The Investor’s Dilemma: Panic or Plan ?

Markets are looking pretty ugly this morning, with Europe coming off a nasty 5% down day.

Whenever we see this happen, humans engage in a panicky reactive approach regarding their investable assets.

As I have suggested all too many times, you should have a proactive approach that recognizes the reality of these all too regular hiccups, and plans accordingly. You also need discipline to follow your plan, and the ability to handle your own emotional turmoil.

Both are much easier said than done.

For the typical investor, I have long suggested the following Investment philosophy: If you are an individual managing your own portfolio, as a general rule, I favor dollar cost indexing on a monthly basis. For most people of reasonable means, this is the lowest risk, highest return approach. No stock selection, no market timing, nothing exotic. I also advocate layering a risk management approach on top of that, even if its something as simple as using a 10 month moving average as a sell signal.

In my day job, we like to explore ways to do better than market averages. This involves both costs and risks.

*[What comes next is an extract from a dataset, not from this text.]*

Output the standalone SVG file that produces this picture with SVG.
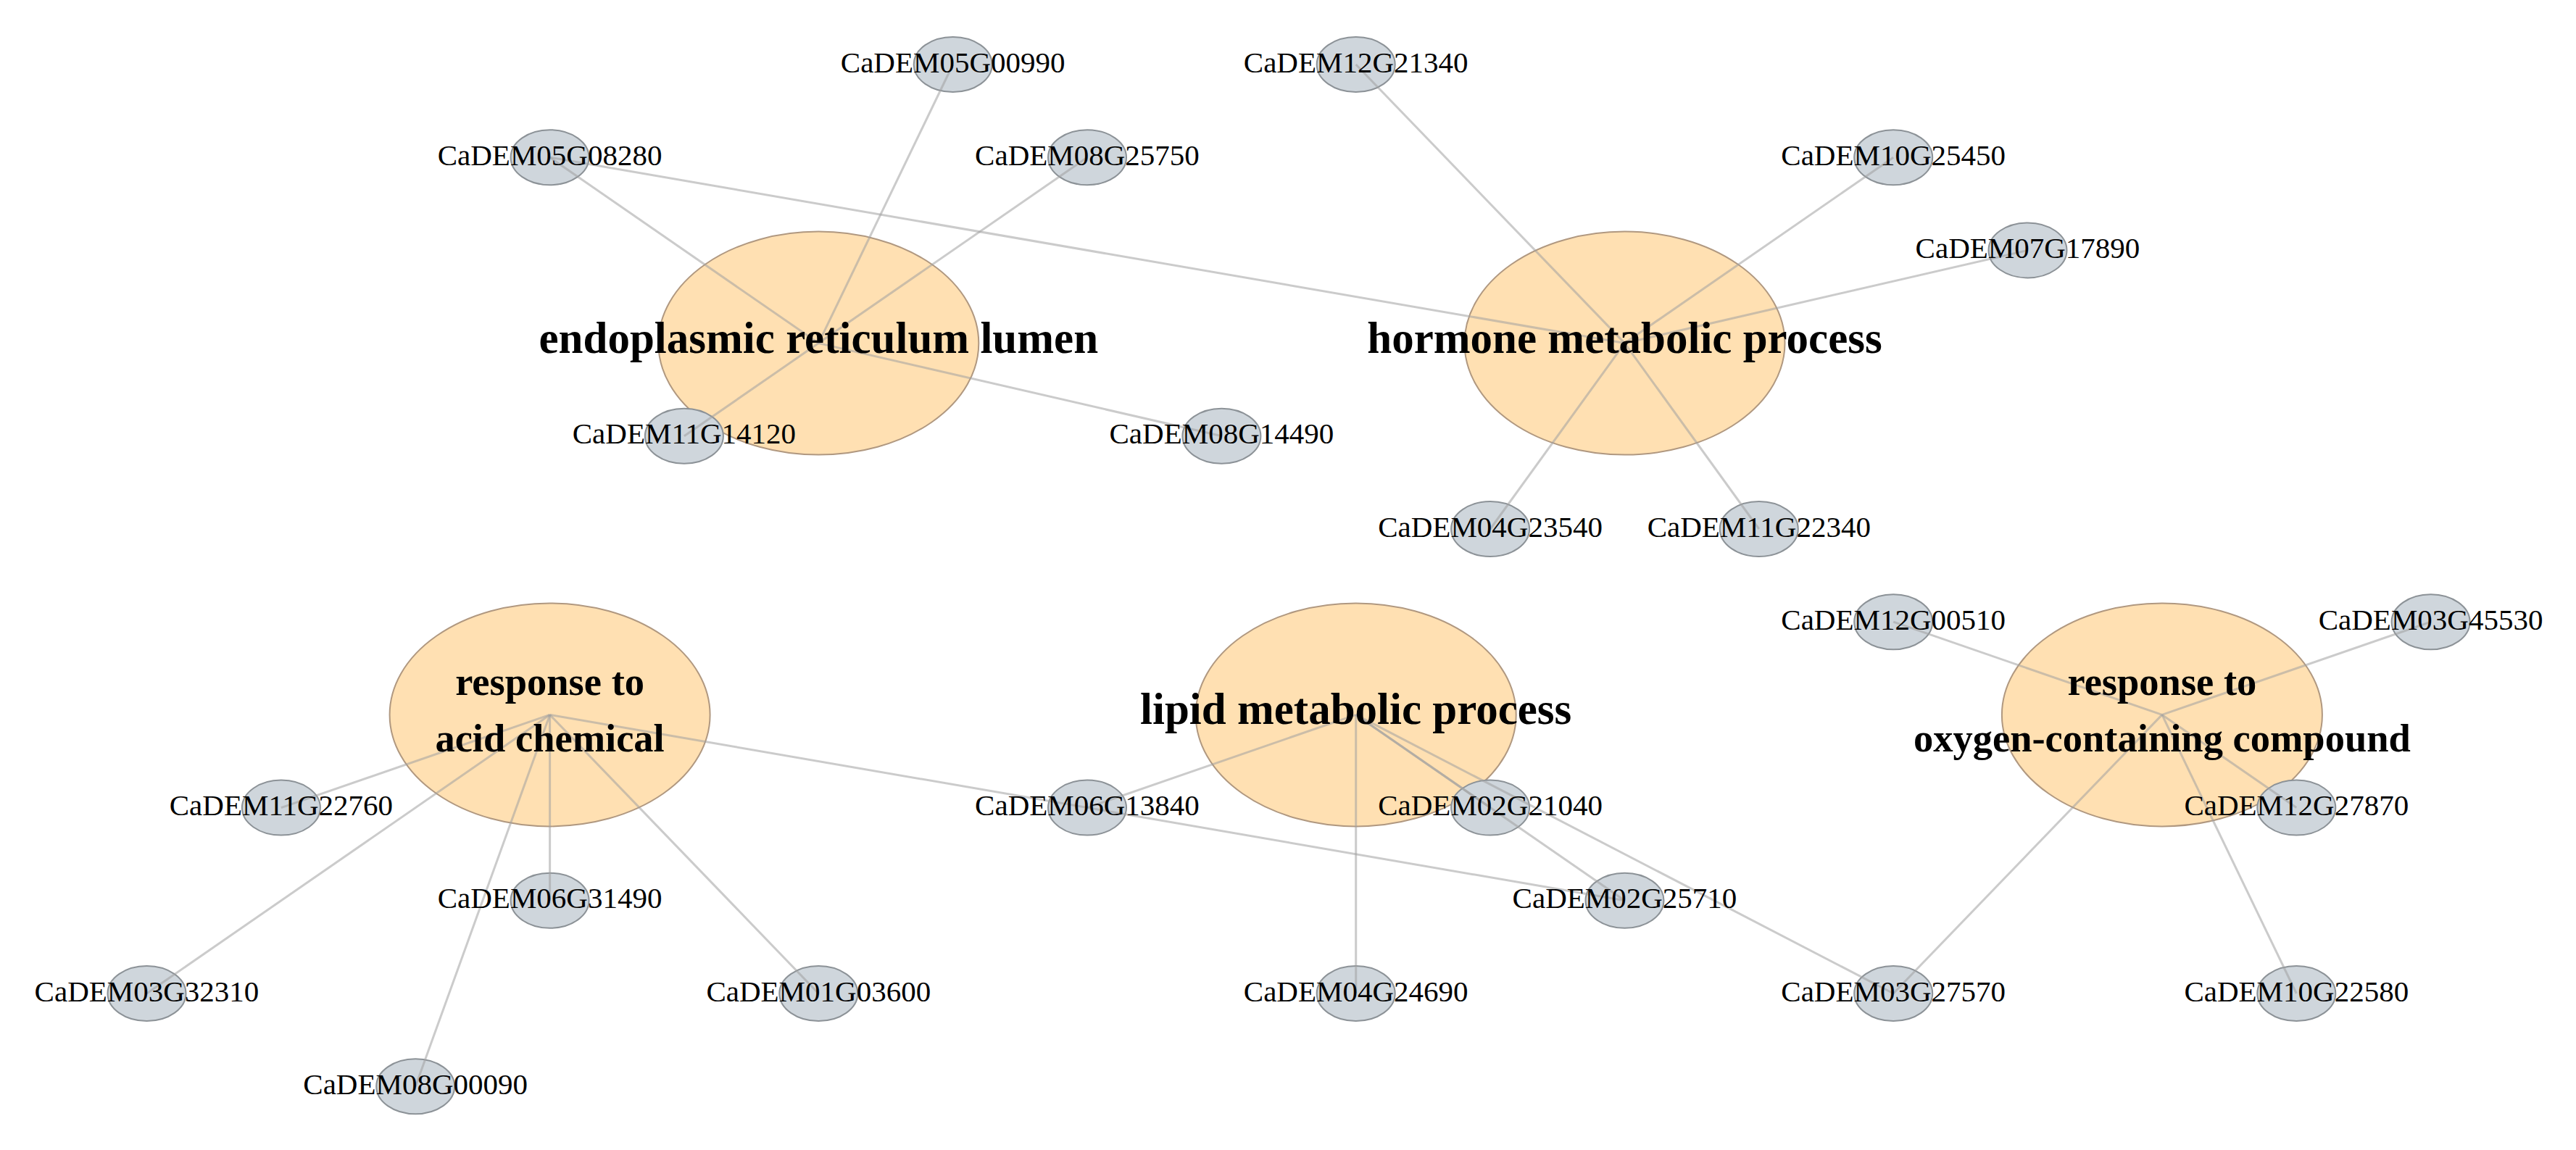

But the above pretty much sums up your three options. To grossly oversimplify, in equity markets you can have as your goal:

1. Market Performance

2. Market Performance with less Risk

3. Market Out-Performance

There is also the widely enacted but little discussed failure to achieve the above, a little something called Market Under-Performance. Far too many over-active traders engage in some version of that. Even the better traders tend to forget about friction — costs, commissions, fees, taxes — that makes beating markets so challenging.

As I am fond of saying, the time to grab that card from the seatback in front of you, look where the emergency exits are, where oxygen masks are located, and whether your seat is a flotation device is when you are on the ground and the stewardess is giving her spiel. At 30,000 feet with the engines on fire and the wings coming off, it is likely to late to think about emergency exits.

Which brings us to today’s session. Regardless of the woes in Europe, a probable US recession, a possible QE3, the 2012 Presidential election, the next Quarters profits, amidst the endless idiotic blather coming out of your TV, you should be doing nothing more than executing your well thought and intelligent plan. (You do have a plan, don’t you?)

As previously noted last month, I am sitting in 50% bonds and cash, the rest in high quality dividend paying equities with a cherry of gold on top. I can comfortably wait for stocks to get cheap enough to buy, whether that turns out to be at SPX 1050 or 750. I am not looking to bottom tick the market; rather, we want to buy good asset classes at reasonable valuations. This means that over the long term, clients get good returns in light of whatever risk they assume.

None of this is rocket science. Rather, it is about understanding the regular market dislocations, the full economic cycle and human psychology. This also means understanding your own predilection to occasionally overreact.

Panic tends to lead investors to make bad decisions at the worst time. But it also means you are doing something wrong. Figure out what that error is —  and then fix it.